Short task
Please write out the lines of the data exactly, beginning with the first and ending with the line containing "2.0, 2.5, 2.3];"; leave the pictures behind.

Recorded information
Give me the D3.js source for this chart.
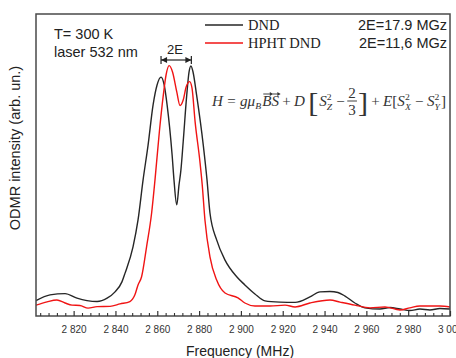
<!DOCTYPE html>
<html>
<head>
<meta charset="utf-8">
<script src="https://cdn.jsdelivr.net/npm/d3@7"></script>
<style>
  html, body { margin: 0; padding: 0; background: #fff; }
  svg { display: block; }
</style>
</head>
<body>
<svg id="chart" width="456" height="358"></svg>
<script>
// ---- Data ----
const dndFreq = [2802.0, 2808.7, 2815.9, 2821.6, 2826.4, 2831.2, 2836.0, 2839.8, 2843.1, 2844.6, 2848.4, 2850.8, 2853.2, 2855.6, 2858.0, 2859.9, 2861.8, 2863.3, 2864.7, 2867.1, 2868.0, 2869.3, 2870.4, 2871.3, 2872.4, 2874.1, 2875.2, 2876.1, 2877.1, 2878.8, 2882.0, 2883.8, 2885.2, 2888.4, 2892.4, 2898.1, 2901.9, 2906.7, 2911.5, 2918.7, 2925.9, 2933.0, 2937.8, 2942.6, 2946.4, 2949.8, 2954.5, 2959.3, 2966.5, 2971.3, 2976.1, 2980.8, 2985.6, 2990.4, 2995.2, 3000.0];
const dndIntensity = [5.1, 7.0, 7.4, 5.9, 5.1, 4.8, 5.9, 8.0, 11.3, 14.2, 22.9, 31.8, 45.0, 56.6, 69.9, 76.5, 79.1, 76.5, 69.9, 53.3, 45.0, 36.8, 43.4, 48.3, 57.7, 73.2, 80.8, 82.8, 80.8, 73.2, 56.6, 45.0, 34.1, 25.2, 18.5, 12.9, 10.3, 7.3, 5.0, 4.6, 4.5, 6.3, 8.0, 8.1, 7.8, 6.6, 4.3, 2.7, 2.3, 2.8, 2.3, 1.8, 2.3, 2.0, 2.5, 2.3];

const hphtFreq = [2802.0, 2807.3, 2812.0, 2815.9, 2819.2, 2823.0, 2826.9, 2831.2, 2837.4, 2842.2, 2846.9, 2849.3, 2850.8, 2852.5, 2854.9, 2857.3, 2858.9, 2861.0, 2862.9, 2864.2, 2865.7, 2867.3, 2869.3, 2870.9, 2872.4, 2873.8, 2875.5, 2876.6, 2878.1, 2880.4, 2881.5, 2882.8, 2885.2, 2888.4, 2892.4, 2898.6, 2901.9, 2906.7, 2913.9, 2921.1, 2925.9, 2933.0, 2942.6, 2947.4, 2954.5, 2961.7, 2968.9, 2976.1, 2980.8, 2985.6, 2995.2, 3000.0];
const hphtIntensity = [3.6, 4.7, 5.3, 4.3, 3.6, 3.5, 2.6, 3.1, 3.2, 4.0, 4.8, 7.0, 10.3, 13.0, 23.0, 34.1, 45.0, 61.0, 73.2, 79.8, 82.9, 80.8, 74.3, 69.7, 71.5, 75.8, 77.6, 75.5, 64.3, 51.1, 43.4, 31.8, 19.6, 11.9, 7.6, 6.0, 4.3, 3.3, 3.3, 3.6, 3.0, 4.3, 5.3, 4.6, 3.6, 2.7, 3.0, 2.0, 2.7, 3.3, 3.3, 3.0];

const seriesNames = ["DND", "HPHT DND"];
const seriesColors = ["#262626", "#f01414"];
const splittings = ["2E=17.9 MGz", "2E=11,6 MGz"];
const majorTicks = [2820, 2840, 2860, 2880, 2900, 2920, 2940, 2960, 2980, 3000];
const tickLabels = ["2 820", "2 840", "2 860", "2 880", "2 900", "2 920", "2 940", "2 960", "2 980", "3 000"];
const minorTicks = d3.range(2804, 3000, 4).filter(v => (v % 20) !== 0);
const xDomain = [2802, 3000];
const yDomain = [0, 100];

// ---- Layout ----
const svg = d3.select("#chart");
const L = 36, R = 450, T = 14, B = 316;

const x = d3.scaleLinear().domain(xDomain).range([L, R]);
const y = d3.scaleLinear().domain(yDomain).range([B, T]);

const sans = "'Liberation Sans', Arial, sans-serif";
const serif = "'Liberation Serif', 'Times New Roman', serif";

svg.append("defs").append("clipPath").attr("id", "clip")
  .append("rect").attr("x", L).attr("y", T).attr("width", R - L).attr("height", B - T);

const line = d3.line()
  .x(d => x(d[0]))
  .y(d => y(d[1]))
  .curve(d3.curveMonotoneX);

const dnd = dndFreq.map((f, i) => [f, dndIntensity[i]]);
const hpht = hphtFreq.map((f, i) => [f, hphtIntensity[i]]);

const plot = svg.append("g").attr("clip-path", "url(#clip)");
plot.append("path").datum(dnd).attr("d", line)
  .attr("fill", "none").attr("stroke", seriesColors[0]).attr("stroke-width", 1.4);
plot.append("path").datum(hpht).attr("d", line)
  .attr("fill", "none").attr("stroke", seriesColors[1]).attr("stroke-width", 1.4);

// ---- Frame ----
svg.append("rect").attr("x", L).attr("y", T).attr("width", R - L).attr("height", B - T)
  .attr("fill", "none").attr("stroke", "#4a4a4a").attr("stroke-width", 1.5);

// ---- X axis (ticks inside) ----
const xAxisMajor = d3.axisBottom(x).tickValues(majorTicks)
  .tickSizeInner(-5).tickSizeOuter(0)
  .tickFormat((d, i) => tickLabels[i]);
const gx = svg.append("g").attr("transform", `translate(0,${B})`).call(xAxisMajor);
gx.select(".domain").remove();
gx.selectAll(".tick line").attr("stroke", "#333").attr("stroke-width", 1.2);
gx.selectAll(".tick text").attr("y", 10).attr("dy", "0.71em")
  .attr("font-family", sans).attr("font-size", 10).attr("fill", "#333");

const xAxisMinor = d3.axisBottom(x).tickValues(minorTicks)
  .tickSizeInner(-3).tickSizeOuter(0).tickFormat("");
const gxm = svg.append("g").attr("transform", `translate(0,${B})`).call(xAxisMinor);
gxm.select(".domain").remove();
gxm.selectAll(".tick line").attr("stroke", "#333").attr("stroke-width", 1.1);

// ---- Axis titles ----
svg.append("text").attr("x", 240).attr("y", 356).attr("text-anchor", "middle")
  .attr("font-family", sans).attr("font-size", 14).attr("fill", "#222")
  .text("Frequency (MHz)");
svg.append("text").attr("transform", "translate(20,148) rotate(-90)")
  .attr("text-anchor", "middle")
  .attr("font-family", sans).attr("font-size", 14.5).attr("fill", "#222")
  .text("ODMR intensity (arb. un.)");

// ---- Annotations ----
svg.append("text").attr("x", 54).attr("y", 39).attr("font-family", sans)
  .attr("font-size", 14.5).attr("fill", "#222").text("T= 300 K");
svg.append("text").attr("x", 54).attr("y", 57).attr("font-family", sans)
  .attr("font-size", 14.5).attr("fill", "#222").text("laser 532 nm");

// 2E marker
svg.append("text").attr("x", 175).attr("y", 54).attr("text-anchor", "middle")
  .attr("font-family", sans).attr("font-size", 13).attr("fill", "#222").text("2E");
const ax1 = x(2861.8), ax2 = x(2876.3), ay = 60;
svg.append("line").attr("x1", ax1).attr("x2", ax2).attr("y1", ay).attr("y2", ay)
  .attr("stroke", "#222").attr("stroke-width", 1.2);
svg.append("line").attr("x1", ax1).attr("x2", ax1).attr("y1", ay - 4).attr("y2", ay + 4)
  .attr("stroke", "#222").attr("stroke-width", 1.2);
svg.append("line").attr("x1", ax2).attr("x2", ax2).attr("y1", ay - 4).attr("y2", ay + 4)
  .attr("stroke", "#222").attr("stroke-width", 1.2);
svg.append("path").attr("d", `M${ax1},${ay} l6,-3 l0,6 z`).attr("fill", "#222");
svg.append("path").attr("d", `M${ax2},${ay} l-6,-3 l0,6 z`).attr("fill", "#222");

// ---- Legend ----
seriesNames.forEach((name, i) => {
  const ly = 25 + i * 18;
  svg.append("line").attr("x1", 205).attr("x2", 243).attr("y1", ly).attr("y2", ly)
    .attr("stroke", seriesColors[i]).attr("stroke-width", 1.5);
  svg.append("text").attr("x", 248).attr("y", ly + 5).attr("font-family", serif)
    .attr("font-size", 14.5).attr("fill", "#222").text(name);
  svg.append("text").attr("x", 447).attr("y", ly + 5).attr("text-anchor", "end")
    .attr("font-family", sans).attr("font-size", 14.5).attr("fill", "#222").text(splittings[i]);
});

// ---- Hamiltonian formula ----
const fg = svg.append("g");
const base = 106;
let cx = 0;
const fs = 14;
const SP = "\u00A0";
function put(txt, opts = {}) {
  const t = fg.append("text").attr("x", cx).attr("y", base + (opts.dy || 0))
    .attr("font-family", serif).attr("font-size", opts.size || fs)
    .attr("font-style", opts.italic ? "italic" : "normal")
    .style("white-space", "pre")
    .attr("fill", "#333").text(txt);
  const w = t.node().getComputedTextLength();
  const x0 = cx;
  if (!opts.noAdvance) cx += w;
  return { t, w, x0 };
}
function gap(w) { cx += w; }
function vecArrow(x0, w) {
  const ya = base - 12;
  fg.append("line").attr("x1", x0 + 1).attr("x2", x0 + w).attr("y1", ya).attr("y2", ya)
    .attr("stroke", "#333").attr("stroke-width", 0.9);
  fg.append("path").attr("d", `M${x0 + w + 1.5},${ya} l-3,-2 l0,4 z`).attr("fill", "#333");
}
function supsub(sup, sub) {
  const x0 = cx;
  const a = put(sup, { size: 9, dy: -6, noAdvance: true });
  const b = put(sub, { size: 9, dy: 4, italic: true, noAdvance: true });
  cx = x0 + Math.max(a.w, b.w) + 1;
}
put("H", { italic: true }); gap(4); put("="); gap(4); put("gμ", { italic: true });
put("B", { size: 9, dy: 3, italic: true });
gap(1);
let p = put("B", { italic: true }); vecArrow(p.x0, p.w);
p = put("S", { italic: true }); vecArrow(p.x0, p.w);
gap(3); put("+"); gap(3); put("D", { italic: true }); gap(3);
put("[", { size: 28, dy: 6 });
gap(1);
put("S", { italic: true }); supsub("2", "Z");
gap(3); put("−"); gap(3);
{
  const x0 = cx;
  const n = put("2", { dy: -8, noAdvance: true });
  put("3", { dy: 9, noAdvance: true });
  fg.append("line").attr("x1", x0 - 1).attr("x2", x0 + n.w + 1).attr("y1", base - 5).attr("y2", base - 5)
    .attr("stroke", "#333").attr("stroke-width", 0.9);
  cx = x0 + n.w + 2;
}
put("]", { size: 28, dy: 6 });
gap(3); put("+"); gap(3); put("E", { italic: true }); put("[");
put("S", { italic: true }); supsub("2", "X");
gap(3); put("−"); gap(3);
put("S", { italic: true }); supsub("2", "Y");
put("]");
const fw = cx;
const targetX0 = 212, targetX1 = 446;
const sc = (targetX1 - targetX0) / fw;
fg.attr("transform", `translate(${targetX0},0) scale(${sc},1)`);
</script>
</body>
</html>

Task response
Give me the D3.js source for this chart.
<!DOCTYPE html>
<html>
<head>
<meta charset="utf-8">
<script src="https://cdn.jsdelivr.net/npm/d3@7"></script>
<style>
  html, body { margin: 0; padding: 0; background: #fff; }
  svg { display: block; }
</style>
</head>
<body>
<svg id="chart" width="456" height="358"></svg>
<script>
// ---- Data ----
const dndFreq = [2802.0, 2808.7, 2815.9, 2821.6, 2826.4, 2831.2, 2836.0, 2839.8, 2843.1, 2844.6, 2848.4, 2850.8, 2853.2, 2855.6, 2858.0, 2859.9, 2861.8, 2863.3, 2864.7, 2867.1, 2868.0, 2869.3, 2870.4, 2871.3, 2872.4, 2874.1, 2875.2, 2876.1, 2877.1, 2878.8, 2882.0, 2883.8, 2885.2, 2888.4, 2892.4, 2898.1, 2901.9, 2906.7, 2911.5, 2918.7, 2925.9, 2933.0, 2937.8, 2942.6, 2946.4, 2949.8, 2954.5, 2959.3, 2966.5, 2971.3, 2976.1, 2980.8, 2985.6, 2990.4, 2995.2, 3000.0];
const dndIntensity = [5.1, 7.0, 7.4, 5.9, 5.1, 4.8, 5.9, 8.0, 11.3, 14.2, 22.9, 31.8, 45.0, 56.6, 69.9, 76.5, 79.1, 76.5, 69.9, 53.3, 45.0, 36.8, 43.4, 48.3, 57.7, 73.2, 80.8, 82.8, 80.8, 73.2, 56.6, 45.0, 34.1, 25.2, 18.5, 12.9, 10.3, 7.3, 5.0, 4.6, 4.5, 6.3, 8.0, 8.1, 7.8, 6.6, 4.3, 2.7, 2.3, 2.8, 2.3, 1.8, 2.3, 2.0, 2.5, 2.3];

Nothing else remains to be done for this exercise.